At the symposium, adult male citizens of the polis wear garlands woven of flowers to drink and sing of -- among other things -- the 'flowers' of adolescent male beauty; a beauty they themselves have left behind, perhaps not long before, just as the beautiful teenagers they sing of now will in turn move on to become erastai themselves.
Or so at least in the ancient cyclic ideal presented by, above all other genres, epigram. Who can say how messy reatity was, as experienced by boys or men at any particular place and time?

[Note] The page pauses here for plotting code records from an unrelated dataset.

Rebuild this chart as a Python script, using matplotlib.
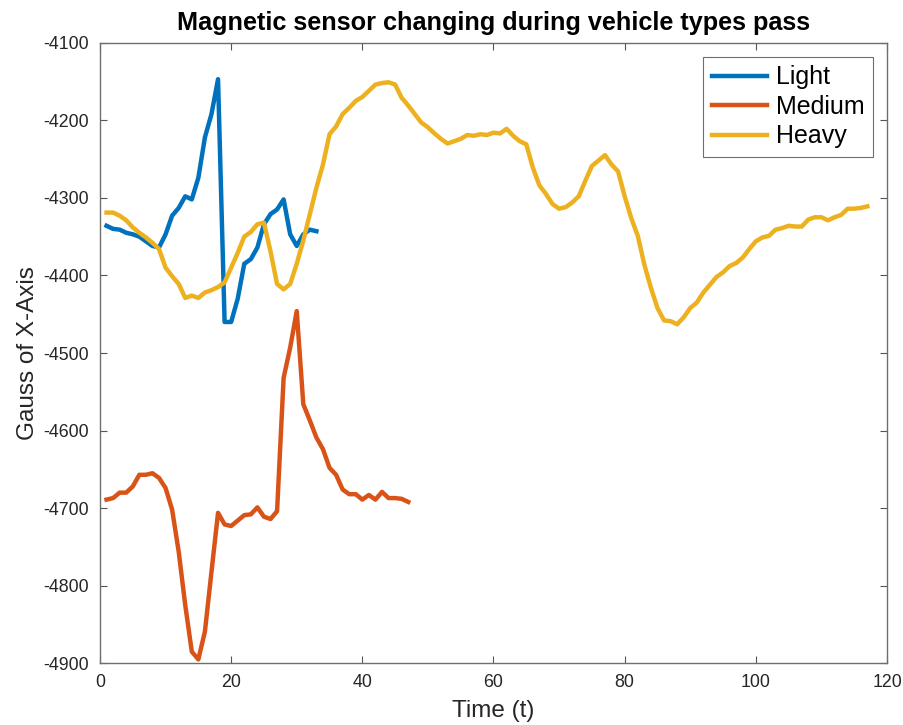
import matplotlib
matplotlib.use('Agg')
import matplotlib.pyplot as plt
import numpy as np

# Sensor readings (Gauss, X axis) per time step
light = [-4336, -4340, -4341, -4345, -4347, -4350, -4356, -4362, -4364, -4347,
         -4323, -4313, -4298, -4302, -4274, -4222, -4192, -4147, -4460, -4460,
         -4430, -4385, -4379, -4364, -4334, -4321, -4315, -4302, -4347, -4362,
         -4347, -4341, -4343]

medium = [-4689, -4687, -4680, -4680, -4672, -4657, -4657, -4655, -4661, -4674,
          -4702, -4756, -4825, -4885, -4895, -4859, -4782, -4706, -4721, -4723,
          -4716, -4709, -4708, -4699, -4711, -4714, -4704, -4532, -4493, -4446,
          -4566, -4587, -4609, -4624, -4648, -4657, -4676, -4682, -4682, -4689,
          -4683, -4689, -4679, -4687, -4687, -4688, -4692]

heavy = [-4319, -4319, -4323, -4329, -4338, -4345, -4351, -4358, -4366, -4390,
         -4401, -4411, -4429, -4426, -4429, -4422, -4419, -4415, -4409, -4390,
         -4371, -4350, -4344, -4334, -4332, -4369, -4411, -4418, -4411, -4385,
         -4355, -4321, -4287, -4257, -4218, -4208, -4192, -4184, -4175, -4170,
         -4162, -4154, -4152, -4151, -4154, -4171, -4181, -4192, -4203, -4209,
         -4217, -4224, -4230, -4227, -4224, -4219, -4220, -4218, -4219, -4216,
         -4217, -4211, -4220, -4227, -4231, -4261, -4284, -4295, -4308, -4314,
         -4312, -4306, -4298, -4278, -4259, -4252, -4245, -4257, -4266, -4298,
         -4326, -4349, -4386, -4416, -4442, -4458, -4459, -4463, -4454, -4442,
         -4435, -4422, -4412, -4402, -4396, -4388, -4384, -4377, -4366, -4356,
         -4351, -4349, -4341, -4339, -4336, -4337, -4337, -4328, -4325, -4325,
         -4329, -4325, -4322, -4314, -4314, -4313, -4311]

labels = ['Light', 'Medium', 'Heavy']
colors = ['#0072BD', '#D95319', '#EDB120']

plt.rcParams['font.family'] = ['Liberation Sans', 'DejaVu Sans']
plt.rcParams['axes.unicode_minus'] = False

fig = plt.figure(figsize=(9.04, 7.25), dpi=100)
ax = fig.add_axes([0.1106, 0.0851, 0.8706, 0.856])

for series, name, c in zip([light, medium, heavy], labels, colors):
    t = np.arange(1, len(series) + 1)
    ax.plot(t, series, color=c, linewidth=3.2, label=name)

ax.set_xlim(0, 120)
ax.set_ylim(-4900, -4100)
ax.set_xticks(np.arange(0, 121, 20))
ax.set_yticks(np.arange(-4900, -4099, 100))

ax.tick_params(direction='in', top=True, right=True, length=5, width=0.8,
               colors='#262626', labelsize=12.8, pad=8, color='#555555')
for s in ax.spines.values():
    s.set_color('#6e6e6e')
    s.set_linewidth(1.0)

ax.set_title('Magnetic sensor changing during vehicle types pass',
             fontsize=18.2, fontweight='bold', pad=9)
ax.set_xlabel('Time (t)', fontsize=17.5, color='#262626', labelpad=6)
ax.set_ylabel('Gauss of X-Axis', fontsize=17.5, color='#262626', labelpad=3)

leg = ax.legend(loc='upper right', fontsize=18, fancybox=False,
                framealpha=1, edgecolor='#6e6e6e', borderaxespad=0.56,
                handlelength=2.2, handletextpad=0.35, labelspacing=0.22,
                borderpad=0.35)
leg.get_frame().set_linewidth(0.8)

fig.savefig('out.png', dpi=100)
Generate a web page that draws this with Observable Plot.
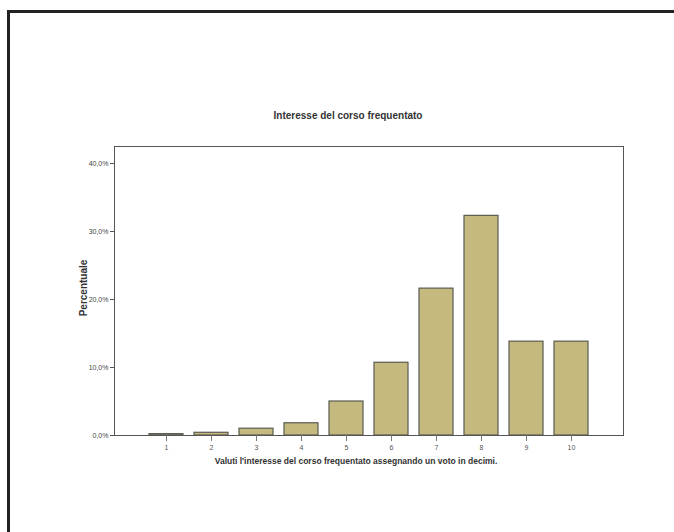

These two poems are by the most famous practitioners of the genre, Meleager and his early Hellenistic forebear, Callimachus.
12.49
Drink the wine neat, you sufferer in love:
Bacchus the giver of forgetfulness
Will put to sleep the pederastic flame
That burns inside you. Lover, drink it neat
And pour yourself a bucketful of wine
To purge your heart of bastard agony.
The god I translate for modern readers as 'father of rivers' in Callimachus' poem below is Achelous. Greek symposiasts invariably drank their wine watered in order to pace the evening and keep behaviour within limits, the proportion of water to wine being a matter for the symposiarch (master of ceremonies) to decide, so this poem too is a declaration that only the hard stuff can dull love's pain.
12.51
Top up, and toast again ‘To Diocles’:
The river-father need not keep account
Of ladles that we hallow in his name.
Father of rivers, lovely is that boy;
Too lovely, even; and if any say
He is unlovely, then let only me
Know and enjoy the loveliness I see.